Entries with chart source code:
•••
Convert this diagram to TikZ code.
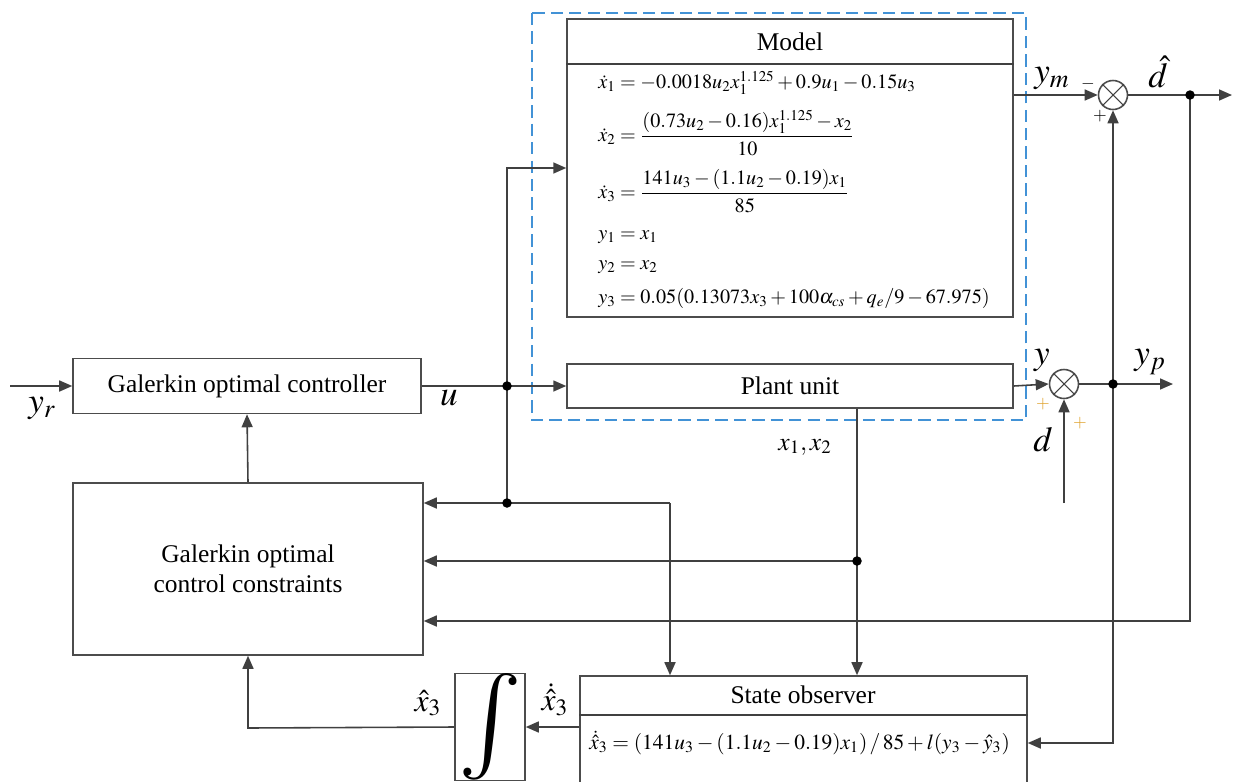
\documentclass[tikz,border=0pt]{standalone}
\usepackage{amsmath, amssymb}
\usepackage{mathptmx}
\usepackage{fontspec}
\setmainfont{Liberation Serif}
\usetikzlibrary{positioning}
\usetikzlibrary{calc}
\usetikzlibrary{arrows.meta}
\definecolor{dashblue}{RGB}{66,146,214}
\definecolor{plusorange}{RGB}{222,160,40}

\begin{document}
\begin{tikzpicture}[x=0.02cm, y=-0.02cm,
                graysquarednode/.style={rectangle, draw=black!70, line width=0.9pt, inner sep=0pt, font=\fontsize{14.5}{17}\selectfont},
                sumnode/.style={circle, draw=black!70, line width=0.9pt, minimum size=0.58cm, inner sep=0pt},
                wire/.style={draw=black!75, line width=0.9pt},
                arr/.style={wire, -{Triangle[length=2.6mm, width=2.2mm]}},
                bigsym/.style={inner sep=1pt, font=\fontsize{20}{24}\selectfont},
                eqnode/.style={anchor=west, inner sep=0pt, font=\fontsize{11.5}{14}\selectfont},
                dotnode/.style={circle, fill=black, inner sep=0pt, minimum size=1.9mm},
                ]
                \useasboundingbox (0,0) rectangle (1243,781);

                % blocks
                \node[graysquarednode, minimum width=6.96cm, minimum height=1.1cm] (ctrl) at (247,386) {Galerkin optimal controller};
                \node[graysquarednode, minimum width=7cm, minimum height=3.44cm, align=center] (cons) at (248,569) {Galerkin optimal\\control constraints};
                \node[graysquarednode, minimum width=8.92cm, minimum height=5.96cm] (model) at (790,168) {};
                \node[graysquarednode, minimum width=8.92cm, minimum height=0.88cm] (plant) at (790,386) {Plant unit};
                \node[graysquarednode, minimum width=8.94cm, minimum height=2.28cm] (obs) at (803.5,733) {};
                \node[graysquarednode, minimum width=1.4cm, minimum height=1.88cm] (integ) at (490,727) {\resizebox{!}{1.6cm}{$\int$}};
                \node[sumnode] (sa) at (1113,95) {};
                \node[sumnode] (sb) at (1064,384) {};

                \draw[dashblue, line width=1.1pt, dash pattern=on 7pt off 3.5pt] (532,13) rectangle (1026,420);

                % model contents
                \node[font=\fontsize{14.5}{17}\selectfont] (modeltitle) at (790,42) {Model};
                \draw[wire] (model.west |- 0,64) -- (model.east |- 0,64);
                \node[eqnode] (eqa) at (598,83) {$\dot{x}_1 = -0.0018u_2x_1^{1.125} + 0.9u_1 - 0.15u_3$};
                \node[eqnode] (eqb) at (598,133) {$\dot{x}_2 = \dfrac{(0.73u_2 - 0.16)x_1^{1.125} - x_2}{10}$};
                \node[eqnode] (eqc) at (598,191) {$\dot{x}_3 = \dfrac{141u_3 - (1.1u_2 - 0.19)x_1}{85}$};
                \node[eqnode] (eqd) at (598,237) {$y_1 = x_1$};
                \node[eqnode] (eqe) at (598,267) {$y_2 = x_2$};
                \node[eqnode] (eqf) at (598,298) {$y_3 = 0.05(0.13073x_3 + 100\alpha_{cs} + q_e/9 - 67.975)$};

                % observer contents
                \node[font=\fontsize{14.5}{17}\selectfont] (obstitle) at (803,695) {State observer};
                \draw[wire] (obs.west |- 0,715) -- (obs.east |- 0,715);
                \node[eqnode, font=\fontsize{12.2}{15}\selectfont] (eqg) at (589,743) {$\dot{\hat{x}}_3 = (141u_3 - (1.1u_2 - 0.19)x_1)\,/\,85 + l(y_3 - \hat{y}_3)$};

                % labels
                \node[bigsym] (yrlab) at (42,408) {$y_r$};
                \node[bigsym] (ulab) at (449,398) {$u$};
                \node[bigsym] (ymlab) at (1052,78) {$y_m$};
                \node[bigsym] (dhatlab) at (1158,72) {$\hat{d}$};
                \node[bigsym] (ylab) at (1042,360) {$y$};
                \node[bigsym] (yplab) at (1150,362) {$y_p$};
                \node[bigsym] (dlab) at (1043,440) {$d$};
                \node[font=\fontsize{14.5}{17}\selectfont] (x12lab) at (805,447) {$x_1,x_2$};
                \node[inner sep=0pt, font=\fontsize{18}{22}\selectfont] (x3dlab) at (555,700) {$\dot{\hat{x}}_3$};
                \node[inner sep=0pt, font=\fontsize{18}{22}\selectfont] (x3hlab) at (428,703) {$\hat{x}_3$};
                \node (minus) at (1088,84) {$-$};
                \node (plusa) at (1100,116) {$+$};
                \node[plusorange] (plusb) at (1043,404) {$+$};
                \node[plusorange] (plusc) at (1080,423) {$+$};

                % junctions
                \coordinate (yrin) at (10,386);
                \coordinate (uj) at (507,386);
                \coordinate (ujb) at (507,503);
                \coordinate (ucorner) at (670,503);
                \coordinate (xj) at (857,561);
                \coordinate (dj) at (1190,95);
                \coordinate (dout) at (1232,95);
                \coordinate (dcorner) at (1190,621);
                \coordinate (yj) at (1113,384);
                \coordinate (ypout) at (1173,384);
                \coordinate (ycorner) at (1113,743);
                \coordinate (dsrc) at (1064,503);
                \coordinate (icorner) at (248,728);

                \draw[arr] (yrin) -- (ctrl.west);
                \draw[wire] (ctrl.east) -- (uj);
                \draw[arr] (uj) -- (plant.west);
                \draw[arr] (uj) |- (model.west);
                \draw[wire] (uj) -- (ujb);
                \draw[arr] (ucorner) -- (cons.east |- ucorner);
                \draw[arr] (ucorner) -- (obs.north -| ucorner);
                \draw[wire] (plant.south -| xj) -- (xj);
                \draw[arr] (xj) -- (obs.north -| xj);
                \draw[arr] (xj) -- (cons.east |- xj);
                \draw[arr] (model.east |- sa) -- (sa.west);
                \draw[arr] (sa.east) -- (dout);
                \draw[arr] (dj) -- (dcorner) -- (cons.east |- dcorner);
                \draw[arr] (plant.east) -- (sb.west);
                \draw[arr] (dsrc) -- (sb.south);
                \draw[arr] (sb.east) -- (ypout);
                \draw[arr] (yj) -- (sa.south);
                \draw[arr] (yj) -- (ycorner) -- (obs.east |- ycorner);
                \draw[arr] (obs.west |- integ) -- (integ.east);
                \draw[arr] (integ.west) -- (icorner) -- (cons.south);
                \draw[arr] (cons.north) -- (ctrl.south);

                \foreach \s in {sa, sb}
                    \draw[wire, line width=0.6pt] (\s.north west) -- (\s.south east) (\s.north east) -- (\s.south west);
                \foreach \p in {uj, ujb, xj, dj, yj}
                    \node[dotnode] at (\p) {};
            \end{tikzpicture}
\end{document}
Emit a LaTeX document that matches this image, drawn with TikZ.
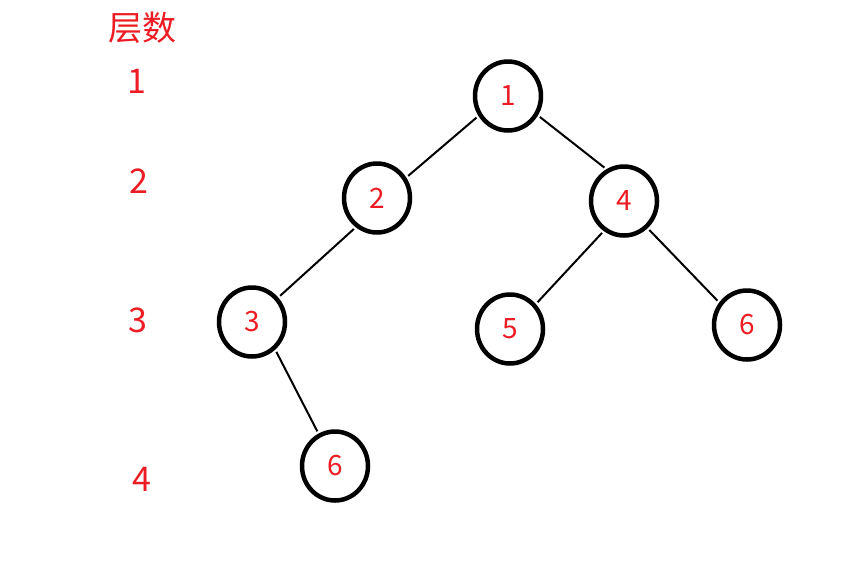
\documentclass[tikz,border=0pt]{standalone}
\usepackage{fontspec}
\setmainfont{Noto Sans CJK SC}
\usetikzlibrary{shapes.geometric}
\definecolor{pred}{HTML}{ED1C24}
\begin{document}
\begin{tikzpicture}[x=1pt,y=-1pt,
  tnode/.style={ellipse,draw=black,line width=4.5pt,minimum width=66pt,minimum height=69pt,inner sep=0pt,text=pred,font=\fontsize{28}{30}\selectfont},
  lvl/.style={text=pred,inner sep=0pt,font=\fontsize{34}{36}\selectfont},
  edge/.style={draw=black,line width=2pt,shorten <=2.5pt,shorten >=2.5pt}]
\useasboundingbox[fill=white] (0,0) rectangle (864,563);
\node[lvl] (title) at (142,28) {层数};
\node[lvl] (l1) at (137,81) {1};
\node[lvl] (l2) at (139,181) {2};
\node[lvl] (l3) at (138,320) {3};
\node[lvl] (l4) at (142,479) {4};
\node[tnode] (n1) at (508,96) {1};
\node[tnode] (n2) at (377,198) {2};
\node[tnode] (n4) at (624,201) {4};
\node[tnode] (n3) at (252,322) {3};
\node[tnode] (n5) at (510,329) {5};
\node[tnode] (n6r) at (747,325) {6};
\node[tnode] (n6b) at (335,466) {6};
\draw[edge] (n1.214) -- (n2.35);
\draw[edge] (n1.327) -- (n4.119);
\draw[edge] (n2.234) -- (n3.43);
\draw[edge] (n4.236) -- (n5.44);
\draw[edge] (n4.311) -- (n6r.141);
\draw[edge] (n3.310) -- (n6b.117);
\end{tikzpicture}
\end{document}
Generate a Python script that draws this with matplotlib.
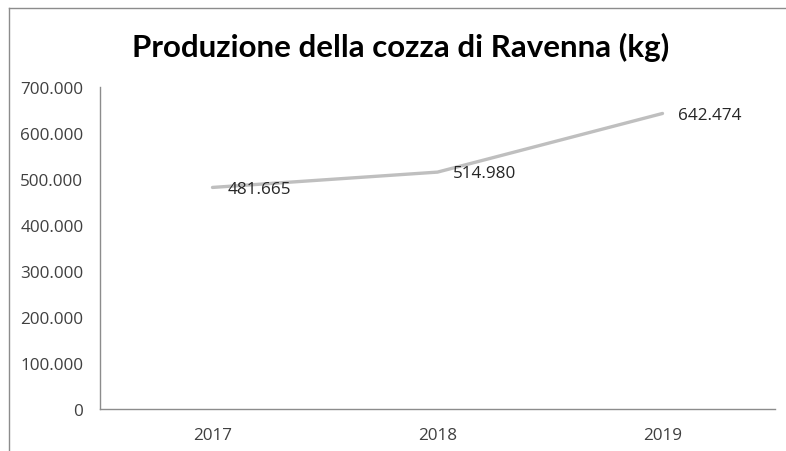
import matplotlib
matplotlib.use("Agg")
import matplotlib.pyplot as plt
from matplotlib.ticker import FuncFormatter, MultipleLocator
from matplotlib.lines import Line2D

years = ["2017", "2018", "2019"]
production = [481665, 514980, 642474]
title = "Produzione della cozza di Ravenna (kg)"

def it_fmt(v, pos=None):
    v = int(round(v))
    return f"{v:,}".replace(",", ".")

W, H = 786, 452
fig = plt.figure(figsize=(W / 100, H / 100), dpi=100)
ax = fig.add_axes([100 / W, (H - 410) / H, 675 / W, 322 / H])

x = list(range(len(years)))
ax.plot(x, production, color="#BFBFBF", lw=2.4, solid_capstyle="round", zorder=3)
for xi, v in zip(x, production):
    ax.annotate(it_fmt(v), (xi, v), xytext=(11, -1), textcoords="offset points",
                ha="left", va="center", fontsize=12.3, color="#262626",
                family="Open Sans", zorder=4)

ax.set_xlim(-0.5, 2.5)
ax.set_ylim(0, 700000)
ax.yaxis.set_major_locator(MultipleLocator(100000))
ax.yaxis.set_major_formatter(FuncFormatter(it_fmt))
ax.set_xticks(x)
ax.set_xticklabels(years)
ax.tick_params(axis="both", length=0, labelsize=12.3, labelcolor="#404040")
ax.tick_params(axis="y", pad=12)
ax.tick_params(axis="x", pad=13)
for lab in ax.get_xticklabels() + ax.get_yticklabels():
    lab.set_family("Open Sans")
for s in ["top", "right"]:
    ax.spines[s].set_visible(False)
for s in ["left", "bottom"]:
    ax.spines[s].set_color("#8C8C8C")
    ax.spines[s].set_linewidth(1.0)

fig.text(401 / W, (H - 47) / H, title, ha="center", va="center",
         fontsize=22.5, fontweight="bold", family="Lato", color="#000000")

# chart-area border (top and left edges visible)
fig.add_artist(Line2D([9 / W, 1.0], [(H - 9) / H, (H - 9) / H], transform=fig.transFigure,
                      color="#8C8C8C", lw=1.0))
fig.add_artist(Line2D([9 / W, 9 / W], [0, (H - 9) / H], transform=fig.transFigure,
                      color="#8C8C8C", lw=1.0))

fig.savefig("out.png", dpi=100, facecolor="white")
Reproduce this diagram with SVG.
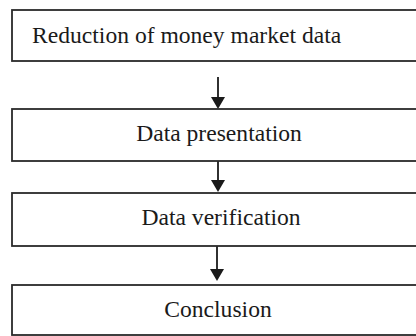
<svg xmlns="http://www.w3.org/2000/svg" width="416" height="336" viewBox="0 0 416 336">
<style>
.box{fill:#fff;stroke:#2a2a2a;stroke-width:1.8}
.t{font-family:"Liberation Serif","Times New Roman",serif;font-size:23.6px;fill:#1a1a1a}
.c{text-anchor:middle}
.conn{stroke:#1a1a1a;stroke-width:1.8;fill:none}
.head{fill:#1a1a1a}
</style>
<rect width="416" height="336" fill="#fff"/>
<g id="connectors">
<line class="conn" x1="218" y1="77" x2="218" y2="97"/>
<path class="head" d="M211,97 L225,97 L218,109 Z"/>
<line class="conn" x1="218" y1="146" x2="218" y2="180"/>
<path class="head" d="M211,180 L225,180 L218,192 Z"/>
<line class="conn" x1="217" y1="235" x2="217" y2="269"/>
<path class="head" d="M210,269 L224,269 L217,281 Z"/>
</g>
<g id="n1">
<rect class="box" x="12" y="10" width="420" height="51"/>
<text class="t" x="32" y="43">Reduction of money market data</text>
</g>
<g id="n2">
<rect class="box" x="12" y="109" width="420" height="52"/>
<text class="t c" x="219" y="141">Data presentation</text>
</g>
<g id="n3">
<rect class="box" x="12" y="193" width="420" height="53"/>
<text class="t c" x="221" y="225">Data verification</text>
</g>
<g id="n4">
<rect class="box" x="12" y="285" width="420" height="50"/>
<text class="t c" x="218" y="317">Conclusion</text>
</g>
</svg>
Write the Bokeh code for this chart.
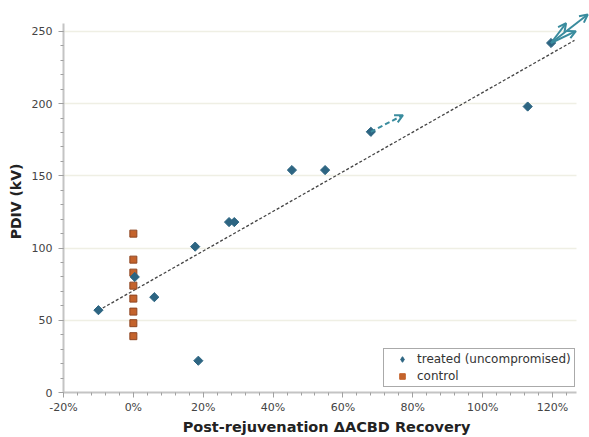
•••
OBJECTIVE: From the records above, quote word for word only the lines beginning at the line that has "Generate a Python" and stopping after the line that has "ax = fig.add_axes([100". Omit the pictures.

WRITTEN ANSWER:
Generate a Python script that draws this with matplotlib.
import matplotlib
matplotlib.use("Agg")
import matplotlib.pyplot as plt
from matplotlib.ticker import FuncFormatter, MultipleLocator
from matplotlib.lines import Line2D

years = ["2017", "2018", "2019"]
production = [481665, 514980, 642474]
title = "Produzione della cozza di Ravenna (kg)"

def it_fmt(v, pos=None):
    v = int(round(v))
    return f"{v:,}".replace(",", ".")

W, H = 786, 452
fig = plt.figure(figsize=(W / 100, H / 100), dpi=100)
ax = fig.add_axes([100 / W, (H - 410) / H, 675 / W, 322 / H])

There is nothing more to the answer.